QR3.9.5 The Unmeasured Universe

Quantum theory describes an immaterial world, of which Bohr said we must not speak, but some physicists still wonder what the universe is like when it isn’t being observed:

Little has been said about the character of the unmeasured state. Since most of reality most of the time dwells in this unmeasured condition …the lack of such a description leaves the majority of the universe … shrouded in mystery.” (Herbert, 1985), p194.

If quantum waves spread at light speed until a physical event restarts them, physical events are few and far between amidst the constant press of quantum events. By what logic then are these restart moments the reality of our universe? Surely reality is what is there most of the time? And according to quantum theory, most of the time, most of our universe exists in an unmeasured state.

It follows that in-between observations, in the unmeasured state, physical things aren’t there at all. We see substances that constantly exist, but a hologram has no substance when it isn’t projected, so quantum theory implies that the material world is, as Buddhists say, empty of self-existence, as it appears but has no permanence.

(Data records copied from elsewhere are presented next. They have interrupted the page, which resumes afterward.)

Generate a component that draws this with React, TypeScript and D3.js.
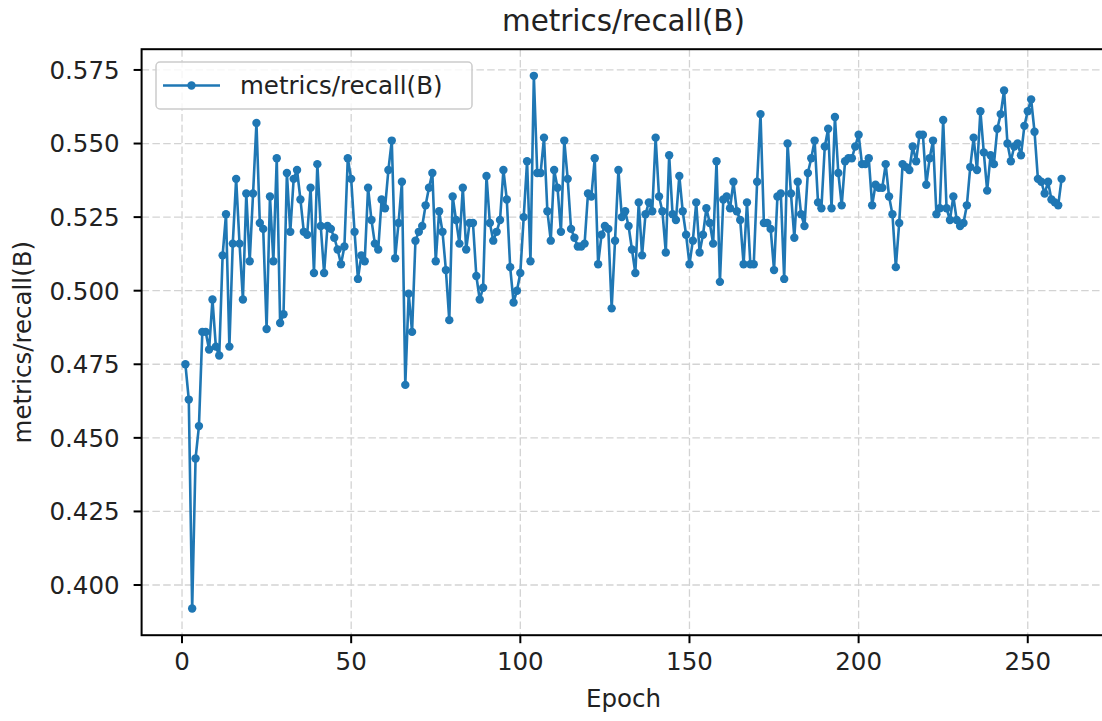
import React from "react";
import * as d3 from "d3";

const title = "metrics/recall(B)";
const xLabel = "Epoch";
const yLabel = "metrics/recall(B)";
const seriesName = "metrics/recall(B)";

const recall: number[] = [
  0.475, 0.463, 0.392, 0.443, 0.454, 0.486, 0.486, 0.480, 0.497, 0.481, 0.478, 0.512, 0.526, 0.481, 0.516, 0.538, 0.516, 0.497, 0.533, 0.510, 0.533, 0.557, 0.523,
  0.521, 0.487, 0.532, 0.510, 0.545, 0.489, 0.492, 0.540, 0.520, 0.538, 0.541, 0.531, 0.520, 0.519, 0.535, 0.506, 0.543, 0.522, 0.506, 0.522, 0.521, 0.518, 0.514, 0.509, 0.515, 0.545, 0.538, 0.520, 0.504, 0.512, 0.510, 0.535,
  0.524, 0.516, 0.514, 0.531, 0.528, 0.541, 0.551, 0.511, 0.523, 0.537, 0.468, 0.499, 0.486, 0.517, 0.520, 0.522, 0.529, 0.535, 0.540, 0.510, 0.527, 0.520, 0.507, 0.490, 0.532, 0.524, 0.516, 0.535, 0.514, 0.523, 0.523, 0.505, 0.497, 0.501, 0.539,
  0.523, 0.517, 0.520, 0.524, 0.541, 0.531, 0.508, 0.496, 0.500, 0.506, 0.525, 0.544, 0.510, 0.573, 0.540, 0.540, 0.552, 0.527, 0.517, 0.541, 0.535, 0.520, 0.551, 0.538, 0.521, 0.518, 0.515, 0.515, 0.516, 0.533, 0.532, 0.545, 0.509,
  0.519, 0.522, 0.521, 0.494, 0.517, 0.541, 0.525, 0.527, 0.522, 0.514, 0.506, 0.530, 0.512, 0.526, 0.530, 0.527, 0.552, 0.532, 0.527, 0.513, 0.546, 0.526, 0.524, 0.539, 0.527, 0.519, 0.509, 0.517, 0.530, 0.513, 0.519, 0.528, 0.523, 0.516, 0.544, 0.503,
  0.531, 0.532, 0.528, 0.537, 0.527, 0.524, 0.509, 0.530, 0.509, 0.509, 0.537, 0.560, 0.523, 0.523, 0.521, 0.507, 0.532, 0.533, 0.504, 0.550, 0.533, 0.518, 0.537, 0.526, 0.522, 0.540, 0.545, 0.551, 0.530, 0.528, 0.549, 0.555, 0.528, 0.559,
  0.540, 0.529, 0.544, 0.545, 0.545, 0.549, 0.553, 0.543, 0.543, 0.545, 0.529, 0.536, 0.535, 0.535, 0.543, 0.532, 0.526, 0.508, 0.523, 0.543, 0.542, 0.541, 0.549, 0.544, 0.553, 0.553, 0.536, 0.545, 0.551, 0.526, 0.528, 0.558, 0.528,
  0.524, 0.532, 0.524, 0.522, 0.523, 0.529, 0.542, 0.552, 0.541, 0.561, 0.547, 0.534, 0.546, 0.543, 0.555, 0.560, 0.568, 0.550, 0.544, 0.549, 0.550, 0.546, 0.556, 0.561, 0.565, 0.554, 0.538, 0.537, 0.533, 0.537, 0.531, 0.530, 0.529, 0.538,
];
const epochs: number[] = recall.map((_, i) => i + 1);

const xTicks = [0, 50, 100, 150, 200, 250];
const yTicks = [0.4, 0.425, 0.45, 0.475, 0.5, 0.525, 0.55, 0.575];

const W = 1102;
const H = 721;
const COLOR = "#1f77b4";
const FONT = "DejaVu Sans, sans-serif";

export default function App() {
  const xMin = d3.min(epochs)!;
  const xMax = d3.max(epochs)!;
  const xPad = (xMax - xMin) * 0.05;
  const yMin = d3.min(recall)!;
  const yMax = d3.max(recall)!;
  const yPad = (yMax - yMin) * 0.05;

  const x = d3.scaleLinear().domain([xMin - xPad, xMax + xPad]).range([141.6, 1105.4]);
  const y = d3.scaleLinear().domain([yMin - yPad, yMax + yPad]).range([635.2, 49.2]);

  const [x0, x1] = x.range();
  const [y0, y1] = y.range();

  const line = d3
    .line<number>()
    .x((_, i) => x(epochs[i]))
    .y((d) => y(d));

  const fmt = d3.format(".3f");
  const tickLen = 8;
  const cx = (x0 + x1) / 2;
  const cy = (y0 + y1) / 2;

  return (
    <svg
      width={W}
      height={H}
      style={{ position: "absolute", left: 0, top: 0, background: "#fff" }}
      fontFamily={FONT}
    >
      <rect x={0} y={0} width={W} height={H} fill="#fff" />
      {/* grid */}
      <g stroke="#d3d3d3" strokeWidth={1.3} strokeDasharray="7.5,3.3">
        {xTicks.map((t) => (
          <line key={"gx" + t} x1={x(t)} x2={x(t)} y1={y1} y2={y0} />
        ))}
        {yTicks.map((t) => (
          <line key={"gy" + t} x1={x0} x2={x1} y1={y(t)} y2={y(t)} />
        ))}
      </g>
      {/* series */}
      <path d={line(recall) || ""} fill="none" stroke={COLOR} strokeWidth={2.6} strokeLinejoin="round" />
      <g fill={COLOR}>
        {recall.map((v, i) => (
          <circle key={i} cx={x(epochs[i])} cy={y(v)} r={4.2} />
        ))}
      </g>
      {/* frame */}
      <rect x={x0} y={y1} width={x1 - x0} height={y0 - y1} fill="none" stroke="#000" strokeWidth={2} />
      {/* x ticks */}
      {xTicks.map((t) => (
        <g key={"xt" + t}>
          <line x1={x(t)} x2={x(t)} y1={y0} y2={y0 + tickLen} stroke="#000" strokeWidth={2} />
          <text x={x(t)} y={670} textAnchor="middle" fontSize={24.5} fill="#222">
            {t}
          </text>
        </g>
      ))}
      {/* y ticks */}
      {yTicks.map((t) => (
        <g key={"yt" + t}>
          <line x1={x0 - tickLen} x2={x0} y1={y(t)} y2={y(t)} stroke="#000" strokeWidth={2} />
          <text x={x0 - tickLen - 14} y={y(t)} dy="0.36em" textAnchor="end" fontSize={24.5} fill="#222">
            {fmt(t)}
          </text>
        </g>
      ))}
      {/* labels */}
      <text x={cx} y={707} textAnchor="middle" fontSize={24.5} fill="#222">
        {xLabel}
      </text>
      <text
        transform={`translate(31,${cy}) rotate(-90)`}
        textAnchor="middle"
        fontSize={24.5}
        fill="#222"
      >
        {yLabel}
      </text>
      <text x={cx} y={31} textAnchor="middle" fontSize={29.4} fill="#222">
        {title}
      </text>
      {/* legend */}
      <g>
        <rect x={156} y={62} width={316} height={47} rx={4} fill="#fff" fillOpacity={0.8} stroke="#cccccc" strokeWidth={1.5} />
        <line x1={163} x2={220} y1={85.5} y2={85.5} stroke={COLOR} strokeWidth={2.6} />
        <circle cx={191.5} cy={85.5} r={4.2} fill={COLOR} />
        <text x={240} y={94} fontSize={24.5} fill="#222">
          {seriesName}
        </text>
      </g>
    </svg>
  );
}
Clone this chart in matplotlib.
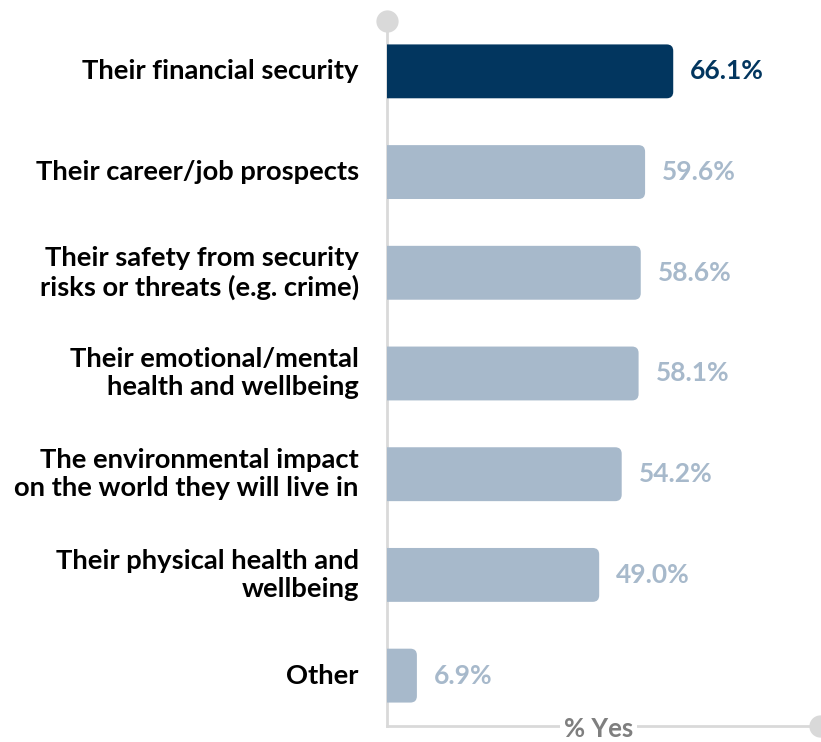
import matplotlib.pyplot as plt
from matplotlib.patches import FancyBboxPatch

categories = [
    "Their financial security",
    "Their career/job prospects",
    "Their safety from security\nrisks or threats (e.g. crime)",
    "Their emotional/mental\nhealth and wellbeing",
    "The environmental impact\non the world they will live in",
    "Their physical health and\nwellbeing",
    "Other",
]
values = [66.1, 59.6, 58.6, 58.1, 54.2, 49.0, 6.9]
value_labels = ["66.1%", "59.6%", "58.6%", "58.1%", "54.2%", "49.0%", "6.9%"]

DARK = "#02365f"
LIGHT = "#a7b9cb"
AXIS = "#d9d9d9"

plt.rcParams['font.family'] = ['Lato', 'DejaVu Sans']

fig = plt.figure(figsize=(8.21, 7.42), dpi=100)
ax = fig.add_axes([0.4714, 0.0216, 0.5274, 0.9501])
ax.set_xlim(0, 100)
ax.set_ylim(6.5, -0.5)

bar_h = 0.535
# rounded bar ends: radius in x units, aspect converts it to y units
px_x = 0.5274 * 821 / 100
px_y = 0.9501 * 742 / 7
r = 1.5
for i, (v, lab) in enumerate(zip(values, value_labels)):
    color = DARK if i == 0 else LIGHT
    box = FancyBboxPatch((-3, i - bar_h / 2), v + 3, bar_h,
                         boxstyle=f"round,pad=0,rounding_size={r}",
                         mutation_aspect=px_x / px_y,
                         fc=color, ec='none')
    ax.add_patch(box)
    ax.text(v + 3.9, i, lab, ha='left', va='center', fontsize=19,
            fontweight='bold', color=color)
    ax.text(-0.065, i, categories[i], transform=ax.get_yaxis_transform(),
            ha='right', va='center', fontsize=19.7, fontweight='bold',
            color='black', linespacing=1.2)

for s in ax.spines.values():
    s.set_visible(False)
ax.set_xticks([])
ax.set_yticks([])

# axis lines with end markers
ax.plot([0, 0], [6.5, -0.5], color=AXIS, lw=2, clip_on=False, zorder=0)
ax.plot([0, 100], [6.5, 6.5], color=AXIS, lw=2, clip_on=False, zorder=0)
ax.plot([0], [-0.5], 'o', ms=15, color=AXIS, clip_on=False, zorder=3)
ax.plot([100], [6.5], 'o', ms=15, color=AXIS, clip_on=False, zorder=3)
ax.text(48.8, 6.535, "% Yes", ha='center', va='center', fontsize=18.5,
        fontweight='bold', color='#7f7f7f', zorder=4,
        bbox=dict(fc='white', ec='none', pad=3))

fig.savefig("out.png", dpi=100)
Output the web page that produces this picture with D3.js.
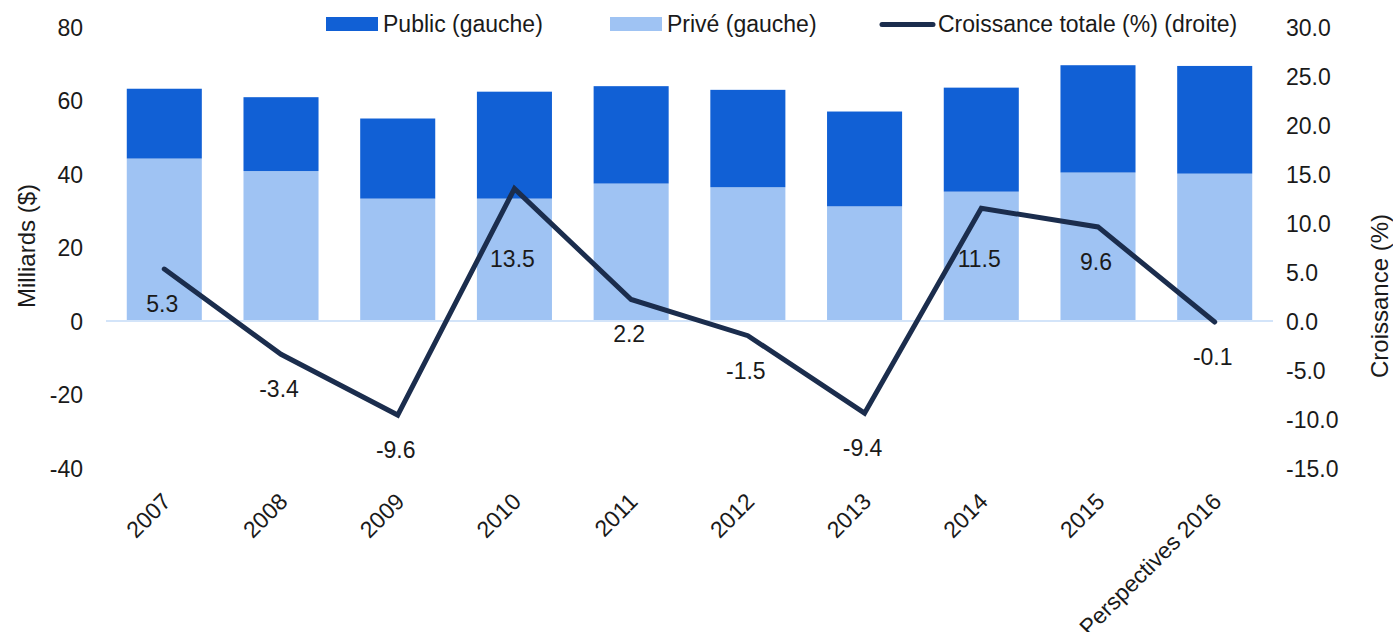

Most people of course don’t see the world that way, but that is expected if quantum events occur too fast for the gaps to be seen, like a movie but faster. The Dirac equation predicts that electrons have an ultra-fast tremble, called Zitterbewegung, that occurs 1015 times a second, so a quantum foam could flash the events we see faster than can be discerned. After all, we can’t expect the quantum world to act at a rate convenient to our observations.

Yet even as an ultra-fast hologram, our world still reflects the reality around us, so it is locally real in the sense that when you kick a stone, it still hurts, because that is the lawful result of that act. We don’t need to know what creates our world to live in it, just the results of our actions, which quantum reality provides. Evolution may then have primed our species to see what we need to survive rather than the truth:

You may want the truth, but you don’t need the truth. Perceiving truth would drive our species extinct. You need simple icons that show you how to act to stay alive. Perception is not a window on objective reality. It is an interface that hides objective reality behind a veil of helpful icons.” (Hoffman, 2020).

According to Hoffman’s interface theory, perceptions are like desktop icons, useful but not true. For example, a blue email icon on a screen doesn’t mean the program that made it is blue. Likewise, seeing an object on the screen of space doesn’t mean that an object made it. Indeed the opposite is expected, as screen icons protect users from program details they don’t need to know about, so if our perceptions are just helpful icons, they will hide the quantum world from us.  

Yet if science is the search for truth, does evolution then hide it from us? Does the same evolution that produced our intellect now oppose its science? Probably, but hasn’t it always been so? For a long-time humans didn’t know that bacteria cause disease, because we couldn’t see them, until science proved they did. And later, when atoms were proposed, Mach argued that they couldn’t exist because they were unseen, but we now accept them, so when science takes us beyond appearances, we resist.

And now, when quantum theory says that what we can’t see causes what we can, again we turn away, saying “Enough! It cannot be.” Even physicists struggle with the idea that the unmanifest causes the manifest. How can the certainties we see come from uncertain probabilities? Is the answer to life, the universe, and everything, just a set numbers? This, it seems, is a step too far, even for physics. But after two thousand years of scientific struggle, do we now abandon science because our brains can’t handle the truth? It seems so, but long ago, some of us conceived what others find inconceivable.